The angels beckon me from Heaven’s open door,
And I can’t feel at home in this world anymore.

–“This World Is Not My Home”

It’s been an interesting summer and fall for me. I sold my house in July, but then the closing dragged on and on, so that we didn’t close until the end of September. I had an additional 30 days to move and so, only well into the semester, did I vacate my house of the last 19 years.

I should mention a key detail: I hadn’t bought replacement accommodations by the time I had to move out at the end of October. Very kind friends, who snowbird in the South part of the year, had offered me the use of their house during my transition. A great relief and a great blessing, to be sure.

But living in someone else’s house got me thinking about a theological position I’ve often heard described: the idea that somehow when we are heaven-focused, we care less about our earthly home. Somehow if I’m being “beckon[ed] from Heaven’s open door,” I don’t care about the condition of the home that I’m only “passing through.”

Turns out this sentiment might make a good gospel song (maybe), but real life does not bear it out. Certainly, I am aware of the abysmal way people can treat hotel rooms and rental cars. But when folks entrust their beloved house to you, the perspective shifts: one becomes very careful, indeed. I don’t want anything stained or scratched, besmirched or broken. It would be awful to disappoint the magnanimous trust my friends had in me by treating their home in a cavalier way. Or to leave it or its contents dirty and ruined. I’d feel terrible if anything happened after they’d provided me such generosity.

I don’t need to beat you over the head with the obvious spiritual parallel: the gracious God who entrusts his beloved creation to us. And our only credible response: great solicitude for all of that creation.

But maybe we need to be reminded of the gratitude that should motivate our care for the earth and its inhabitants. I was so deeply touched by my friends’ gesture–letting me stay in their house for as long as need be. How could I respond with anything but a spirit of thankfulness and a commitment to increased care for what I had been entrusted with? To do less seems disrespectful, ungrateful, entitled.

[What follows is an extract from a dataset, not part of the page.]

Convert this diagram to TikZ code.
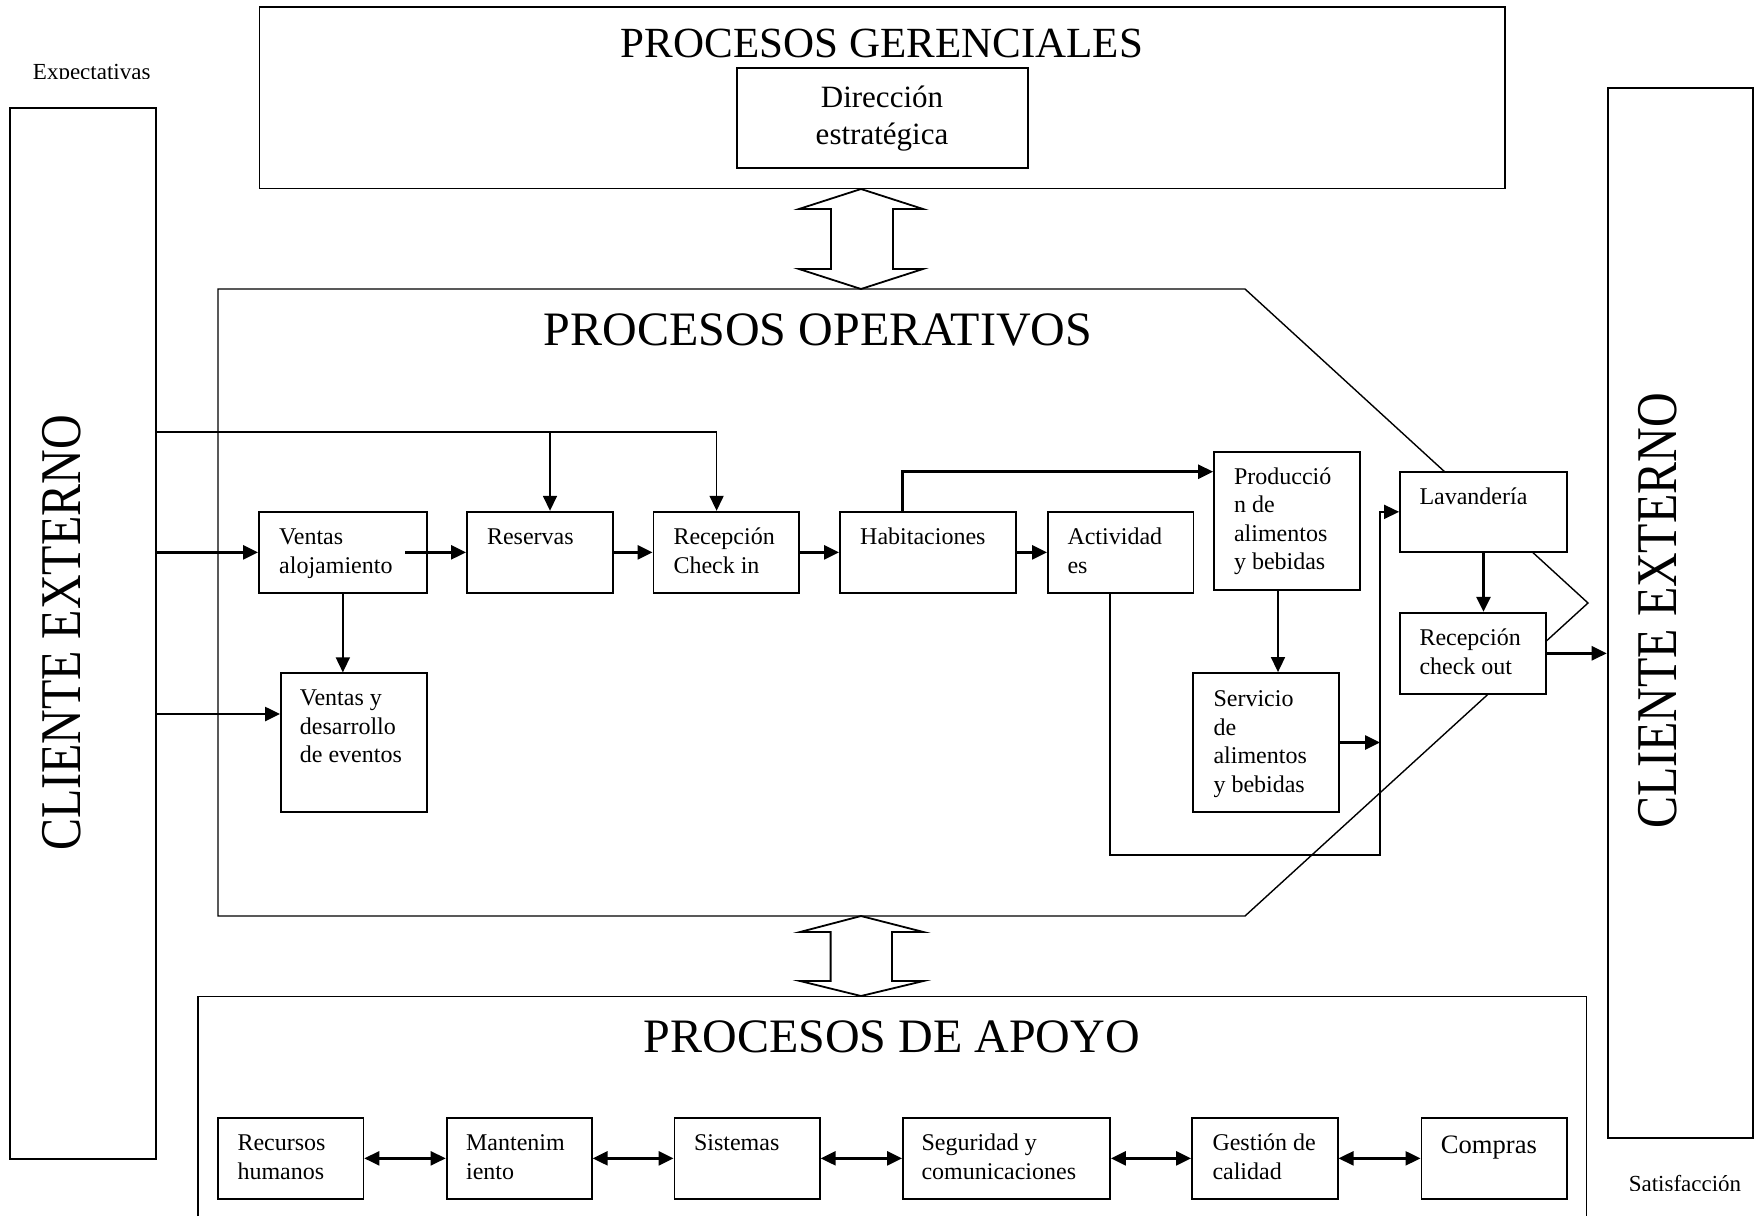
\documentclass[tikz,border=0pt]{standalone}
\usepackage{fontspec}
\setmainfont{Liberation Serif}
\usetikzlibrary{arrows.meta,fit,calc}
\newcommand{\boxlines}[1]{\begin{tabular}[t]{@{}l@{}}#1\end{tabular}}
\newcommand{\boxlinesc}[1]{\begin{tabular}[t]{@{}c@{}}#1\end{tabular}}
\begin{document}
\begin{tikzpicture}[x=0.5pt,y=-0.5pt,
  box/.style={draw,line width=0.9pt,fill=white,inner sep=0pt},
  lbl/.style={inner sep=0pt,anchor=base west,font=\fontsize{12}{14.25}\selectfont},
  heading/.style={inner sep=0pt,anchor=base,font=\fontsize{24}{28}\selectfont},
  side/.style={inner sep=0pt,rotate=90,font=\fontsize{24}{28}\selectfont},
  note/.style={inner sep=0pt,anchor=base,font=\fontsize{11.5}{13}\selectfont},
  flow/.style={line width=1.3pt,-{Triangle[length=7.5pt,width=7pt]}},
  thinflow/.style={line width=0.8pt,-{Triangle[length=7.5pt,width=7pt]}},
  link/.style={line width=1.2pt,{Triangle[length=7.5pt,width=7pt]}-{Triangle[length=7.5pt,width=7pt]}},
  blockarrow/.style={draw,line width=0.9pt,fill=white,line join=miter}]

\useasboundingbox (0,0) rectangle (1757,1216);

% outline of the operational area
\draw[line width=0.7pt] (218,289) -- (1245,289) -- (1588,603) -- (1245,916) -- (218,916) -- cycle;

% support area (open at the lower edge)
\draw[line width=0.9pt] (198,1216) -- (198,996.5) -- (1586.5,996.5) -- (1586.5,1216);

% external client columns
\node[box,fit={(10.3,107.7)(156,1159.3)}] (clientL) {};
\node[box,fit={(1607.6,88)(1753,1138.3)}] (clientR) {};
\node[side] (t-clientL) at (61.6,633) {\scalebox{1}[1.2]{CLIENTE EXTERNO}};
\node[side] (t-clientR) at (1658,611) {\scalebox{1}[1.2]{CLIENTE EXTERNO}};

% expectations / satisfaction captions (trimmed at the baseline)
\begin{scope}
  \clip (0,0) rectangle (250,78.5);
  \node[note] (expect) at (91.7,79.5) {Expectativas};
\end{scope}
\begin{scope}
  \clip (1600,1100) rectangle (1757,1190.5);
  \node[note] (satisf) at (1685,1191.5) {Satisfacción};
\end{scope}

% management processes
\node[box,fit={(259.5,7)(1505,188.5)}] (gerencial) {};
\node[heading,font=\fontsize{21.5}{26}\selectfont] (t-gerencial) at (882,57) {PROCESOS GERENCIALES};
\node[box,fit={(736.6,67.7)(1027.7,167.7)}] (direccion) {};
\node[inner sep=0pt,anchor=base,font=\fontsize{15.5}{18.6}\selectfont] (t-direccion) at (882,107.3) {\boxlinesc{Dirección\\estratégica}};

% double block arrows between the levels
\draw[blockarrow] (861,189) -- (923,209) -- (893,209) -- (893,269) -- (923,269) -- (861,289) -- (799,269) -- (831,269) -- (831,209) -- (799,209) -- cycle;
\draw[blockarrow] (861,916) -- (923.5,932) -- (892,932) -- (892,981) -- (923.5,981) -- (861,996) -- (800,981) -- (830.6,981) -- (830.6,932) -- (800,932) -- cycle;

% headings of the lower levels
\node[heading] (t-operativos) at (818,345) {PROCESOS OPERATIVOS};
\node[heading] (t-apoyo) at (891.7,1052) {PROCESOS DE APOYO};

% operational process boxes
\node[box,fit={(259,511.7)(426.7,593)}] (ventas) {};
\node[box,fit={(466.9,511.7)(612.7,593)}] (reservas) {};
\node[box,fit={(653.5,511.7)(799,593)}] (checkin) {};
\node[box,fit={(840,511.7)(1016,593)}] (habit) {};
\node[box,fit={(1048,511.7)(1193.5,593)}] (activ) {};
\node[box,fit={(1214,452)(1360,590)}] (produc) {};
\node[box,fit={(1193,673)(1339,812)}] (servicio) {};
\node[box,fit={(1400,471.7)(1567,552)}] (lavand) {};
\node[box,fit={(1400,612.7)(1546,694)}] (checkout) {};
\node[box,fit={(280.9,673.3)(426.7,812.3)}] (eventos) {};

\node[lbl] (t-ventas) at ([shift={(20.7,34)}]ventas.north west) {\boxlines{Ventas\\alojamiento}};
\node[lbl] (t-reservas) at ([shift={(20.6,34)}]reservas.north west) {Reservas};
\node[lbl] (t-checkin) at ([shift={(20.5,34)}]checkin.north west) {\boxlines{Recepción\\Check in}};
\node[lbl] (t-habit) at ([shift={(20.7,34)}]habit.north west) {Habitaciones};
\node[lbl] (t-activ) at ([shift={(20,34)}]activ.north west) {\boxlines{Actividad\\es}};
\node[lbl] (t-produc) at ([shift={(20.5,33)}]produc.north west) {\boxlines{Producció\\n de\\alimentos\\y bebidas}};
\node[lbl] (t-servicio) at ([shift={(21,34.5)}]servicio.north west) {\boxlines{Servicio\\de\\alimentos\\y bebidas}};
\node[lbl] (t-lavand) at ([shift={(20,33.5)}]lavand.north west) {Lavandería};
\node[lbl] (t-checkout) at ([shift={(20,34)}]checkout.north west) {\boxlines{Recepción\\check out}};
\node[lbl] (t-eventos) at ([shift={(19.5,33.5)}]eventos.north west) {\boxlines{Ventas y\\desarrollo\\de eventos}};

% support process boxes
\node[box,fit={(218,1117.7)(363.4,1199)}] (recursos) {};
\node[box,fit={(446.6,1117.7)(591.8,1199)}] (manten) {};
\node[box,fit={(674.5,1117.7)(819.8,1199)}] (sistemas) {};
\node[box,fit={(903,1117.7)(1110,1199)}] (segur) {};
\node[box,fit={(1192,1117.7)(1337.6,1199)}] (gestion) {};
\node[box,fit={(1421.4,1117.7)(1567,1199)}] (compras) {};

\node[lbl] (t-recursos) at ([shift={(20,34)}]recursos.north west) {\boxlines{Recursos\\humanos}};
\node[lbl] (t-manten) at ([shift={(20,34)}]manten.north west) {\boxlines{Mantenim\\iento}};
\node[lbl] (t-sistemas) at ([shift={(20,34)}]sistemas.north west) {Sistemas};
\node[lbl] (t-segur) at ([shift={(19,34)}]segur.north west) {\boxlines{Seguridad y\\comunicaciones}};
\node[lbl] (t-gestion) at ([shift={(21,34)}]gestion.north west) {\boxlines{Gestión de\\calidad}};
\node[lbl,font=\fontsize{13.3}{16}\selectfont] (t-compras) at ([shift={(20,36.5)}]compras.north west) {Compras};

% connectors from the client into the operations
\coordinate (busR) at (716.6,431.7);
\coordinate (busM) at (550,431.7);
\draw[line width=0.8pt] (clientL.east |- busR) -- (busR);
\draw[thinflow] (busR) -- (busR |- checkin.north);
\draw[thinflow] (busM) -- (busM |- reservas.north);
\draw[flow] (clientL.east |- ventas.west) -- (ventas.west);
\coordinate (evin) at ([yshift=14.4pt]eventos.west);
\draw[flow] (clientL.east |- evin) -- (evin);

% main operational flow
\draw[flow] ([xshift=-11.3pt]ventas.east) -- (reservas.west);
\draw[flow] (reservas.east) -- (checkin.west);
\draw[flow] (checkin.east) -- (habit.west);
\draw[flow] (habit.east) -- (activ.west);
\draw[thinflow] (ventas.south) -- (ventas.south |- eventos.north);
\coordinate (hp) at (902.6,471.7);
\draw[flow] (hp |- habit.north) -- (hp) -- (hp -| produc.west);
\coordinate (ps) at ([xshift=-4.5pt]produc.south);
\draw[thinflow] (ps) -- (ps |- servicio.north);
\coordinate (loopA) at (1110,855);
\coordinate (loopB) at (1380,855);
\draw[thinflow] (loopA |- activ.south) -- (loopA) -- (loopB) -- (loopB |- lavand.west) -- (lavand.west);
\draw[flow] (servicio.east) -- (servicio.east -| loopB);
\draw[flow] (lavand.south) -- (lavand.south |- checkout.north);
\draw[flow] (checkout.east) -- (checkout.east -| clientR.west);

% support links
\draw[link] (recursos.east) -- (manten.west);
\draw[link] (manten.east) -- (sistemas.west);
\draw[link] (sistemas.east) -- (segur.west);
\draw[link] (segur.east) -- (gestion.west);
\draw[link] (gestion.east) -- (compras.west);

\end{tikzpicture}
\end{document}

Ultimately, home or not (bad theology or not), how we take care of wherever we live demonstrates more about our attitude towards the owner than it does even for the place itself. And by our actions we testify to whether we are grateful guests or self-absorbed squatters.

Jennifer L. Holberg

I am professor and chair of the Calvin University English department, where I have taught a range of courses in literature and composition since 1998. An Army brat, I have come to love my adopted hometown of Grand Rapids, Michigan. Along with my wonderful colleague, Jane Zwart, I am the co-director of the Calvin Center for Faith and Writing, which is the home of the Festival of Faith and Writing as well as a number of other exciting endeavors. Given my interest in teaching, I’m also the founding co-editor of the Duke University Press journal Pedagogy: Critical Approaches to Teaching Literature, Language, Composition and Culture. My book, Nourishing Narratives: The Power of Story to Shape Our Faith, was published in July 2023 by Intervarsity Press.

3 Comments

  • Emily R. Brink says:

    Love this piece, good home-spun wisdom. Thanks, Jennifer. (I’m writing just after two teenage nephews and a dog moved out of my home after a year; love them, loved to have them, but oh, my, the house is in need of some care at this point! 🙂

  • Marge Vander Wagen says:

    Profound respect for the house, the creation, the creator. May we all be more grateful and less critical of the gift and the giver. This may apply to people also: pastors, elders, teens, and crying babies. Thank you for focusing our thoughts on whatever is true, just, etc.

  • Willa Brown says:

    Thanks, Jennifer, for that wise reminder and the parallel. If only–we all could remember that means “all of God’s creation” needs to be treated with respect and care.